Xrayted

So, the results are in. I’ve had a wee look at the contact-prints I made last night and they look OK, a very contrasty look.

There’s little tonal variation between light and dark. One thing to note though, I scanned these prints in a scanner that has very limited software which means no de-screening options. They really picked up all that slight newsprint like moire that comes with large iPhone prints.

Using this approach gives you an interesting unusual look, it didn’t help that I used fairly contrasty images to start with. I could pull up the original RAW file, flatten it out and print that onto the xray sheet which I’ll try next time.

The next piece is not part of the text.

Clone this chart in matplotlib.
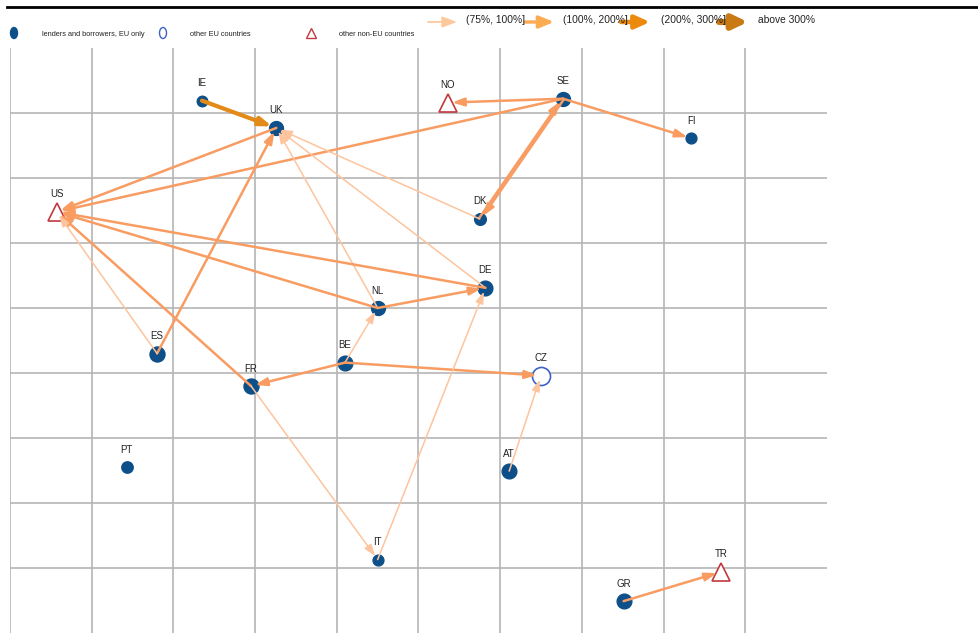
import numpy as np
import matplotlib
matplotlib.use("Agg")
import matplotlib.pyplot as plt
from matplotlib.patches import FancyArrowPatch, Ellipse
from matplotlib.lines import Line2D
import matplotlib.transforms as mtransforms

# ---------------- data ----------------
countries = ["IE", "UK", "NO", "SE", "FI", "US", "DK", "DE", "NL",
             "ES", "BE", "CZ", "FR", "PT", "AT", "IT", "TR", "GR"]
pos_x = [2.35, 3.26, 5.36, 6.77, 8.34, 0.57, 5.75, 5.82, 4.50,
         1.80, 4.10, 6.50, 2.95, 1.43, 6.11, 4.50, 8.70, 7.51]
pos_y = [8.19, 7.77, 8.16, 8.22, 7.61, 6.48, 6.37, 5.31, 5.00,
         4.30, 4.16, 3.96, 3.80, 2.55, 2.49, 1.13, 0.94, 0.49]
node_type = ["eu", "eu", "noneu", "eu", "eu", "noneu", "eu", "eu", "eu",
             "eu", "eu", "othereu", "eu", "eu", "eu", "eu", "noneu", "eu"]
node_weight = [7.6, 10.0, 13.0, 10.0, 7.8, 12.8, 8.4, 10.6, 10.0,
               10.8, 10.6, 13.0, 10.8, 8.2, 10.6, 7.8, 13.0, 10.6]

edge_from = ["IE", "SE", "SE", "SE", "SE", "DK", "UK", "ES", "NL", "DK", "DE", "DE",
             "NL", "FR", "ES", "NL", "BE", "BE", "BE", "AT", "FR", "IT", "GR"]
edge_to   = ["UK", "NO", "US", "FI", "DK", "SE", "US", "UK", "UK", "UK", "UK", "US",
             "US", "US", "US", "DE", "NL", "FR", "CZ", "CZ", "IT", "DE", "TR"]
edge_cat  = [2, 1, 1, 1, 1, 1, 1, 1, 0, 0, 0, 1,
             1, 1, 0, 1, 0, 1, 1, 0, 0, 0, 1]

cat_labels = ["(75%, 100%]", "(100%, 200%]", "(200%, 300%]", "above 300%"]
node_legend_labels = ["lenders and borrowers, EU only", "other EU countries",
                      "other non-EU countries"]

# ---------------- styles ----------------
W, H = 979, 633
line_colors = ["#fdc49e", "#f89c62", "#e38a18", "#c8760e"]
line_widths = [1.1, 1.8, 3.0, 4.0]
legend_arrow_colors = ["#fdc99c", "#fbab52", "#ec8a0e", "#c97a14"]
legend_arrow_widths = [1.3, 2.4, 3.2, 4.4]
blue = "#0d5089"
red = "#c0393f"
open_blue = "#3d63c9"
grid_c = "#b5b5b5"
sans = ["Liberation Sans", "DejaVu Sans"]

fig = plt.figure(figsize=(W / 100, H / 100), dpi=100)
fig.patch.set_facecolor("white")


def fx(px):
    return px / W


def fy(py):
    return 1 - py / H


ax = fig.add_axes([fx(10), 0, (827 - 10) / W, 585 / H])
ax.set_xlim(0, 10)
ax.set_ylim(0, 9)
ax.axis("off")

for gx in range(0, 10):
    ax.axvline(gx, color=grid_c, lw=1.2, zorder=0)
for gy in range(1, 9):
    ax.axhline(gy, color=grid_c, lw=1.2, zorder=0)

idx = {c: i for i, c in enumerate(countries)}

# nodes
for i, c in enumerate(countries):
    t = node_type[i]
    if t == "eu":
        ax.plot(pos_x[i], pos_y[i], "o", ms=node_weight[i], color=blue,
                mec=blue, zorder=2)
    elif t == "othereu":
        ax.plot(pos_x[i], pos_y[i], "o", ms=node_weight[i], mfc="white",
                mec=open_blue, mew=1.2, zorder=2)
    else:
        ax.plot(pos_x[i], pos_y[i], "^", ms=node_weight[i], mfc="white",
                mec=red, mew=1.2, zorder=2)
    ax.annotate(c, (pos_x[i], pos_y[i]), xytext=(0, 12.6),
                textcoords="offset points", ha="center", va="center",
                fontsize=7, color="#222222", family=sans, zorder=5)

# edges
pairs = set(zip(edge_from, edge_to))
fig.canvas.draw()
for s, t, c in zip(edge_from, edge_to, edge_cat):
    i, j = idx[s], idx[t]
    trans = ax.transData
    if (t, s) in pairs:
        p1 = ax.transData.transform((pos_x[i], pos_y[i]))
        p2 = ax.transData.transform((pos_x[j], pos_y[j]))
        d = p2 - p1
        n = np.array([-d[1], d[0]]) / np.hypot(*d) * 1.0
        trans = ax.transData + mtransforms.Affine2D().translate(n[0], n[1])
    arr = FancyArrowPatch((pos_x[i], pos_y[i]), (pos_x[j], pos_y[j]),
                          transform=trans,
                          arrowstyle="-|>,head_length=0.7,head_width=0.24",
                          mutation_scale=10, lw=line_widths[c],
                          color=line_colors[c], shrinkA=0, shrinkB=3,
                          zorder=3)
    ax.add_patch(arr)

# ---------------- legend ----------------
fig.add_artist(Line2D([fx(7), 1], [fy(7), fy(7)], transform=fig.transFigure,
                      color="black", lw=2.0))

fig.add_artist(Ellipse((fx(14), fy(33)), 7 / W, 11 / H, transform=fig.transFigure,
                       facecolor=blue, edgecolor=blue))
fig.text(fx(42), fy(34), node_legend_labels[0], fontsize=5.3, family=sans,
         va="center", ha="left", color="#222222")
fig.add_artist(Ellipse((fx(163), fy(33)), 7 / W, 11 / H, transform=fig.transFigure,
                       facecolor="white", edgecolor=open_blue, lw=1.0))
fig.text(fx(190), fy(34), node_legend_labels[1], fontsize=5.3, family=sans,
         va="center", ha="left", color="#222222")
fig.add_artist(Line2D([fx(311)], [fy(33)], transform=fig.transFigure, marker="^",
                      ms=7.5, mfc="white", mec=red, mew=1.0, ls="none"))
fig.text(fx(339), fy(34), node_legend_labels[2], fontsize=5.3, family=sans,
         va="center", ha="left", color="#222222")

arrow_x0 = [428, 525, 621, 719]
text_x0 = [466, 563, 661, 758]
head_w = [0.30, 0.33, 0.36, 0.38]
for k in range(4):
    a = FancyArrowPatch((fx(arrow_x0[k]), fy(22)), (fx(arrow_x0[k] + 29), fy(22)),
                        transform=fig.transFigure,
                        arrowstyle=f"-|>,head_length=0.8,head_width={head_w[k]}",
                        mutation_scale=11, lw=legend_arrow_widths[k],
                        color=legend_arrow_colors[k], shrinkA=0, shrinkB=0)
    fig.add_artist(a)
    fig.text(fx(text_x0[k]), fy(20), cat_labels[k], fontsize=7.4, family=sans,
             va="center", ha="left", color="#222222")

fig.savefig("out.png", dpi=100, facecolor="white")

I could make this a post on why not to scan using poor quality scanners/software, especially with this next scan.

It doesn’t look that bad in person.
 

Moving On
Anyway, I went on to contact print the two sheets I made from slide film but these guys were just as contrasty as the iPhone photos

With this next one I tried to have longer exposures with less light and a bit of dodging but it’s still a very high contrast image.

If I try this again with the slide film I might try to add more yellow to see if that reduces the contrast on the xray film.

Finally, as I had the the chemicals ready I tried to make a print from the roll of f’d up expired 1959 FP3 film I had but it wasn’t to be …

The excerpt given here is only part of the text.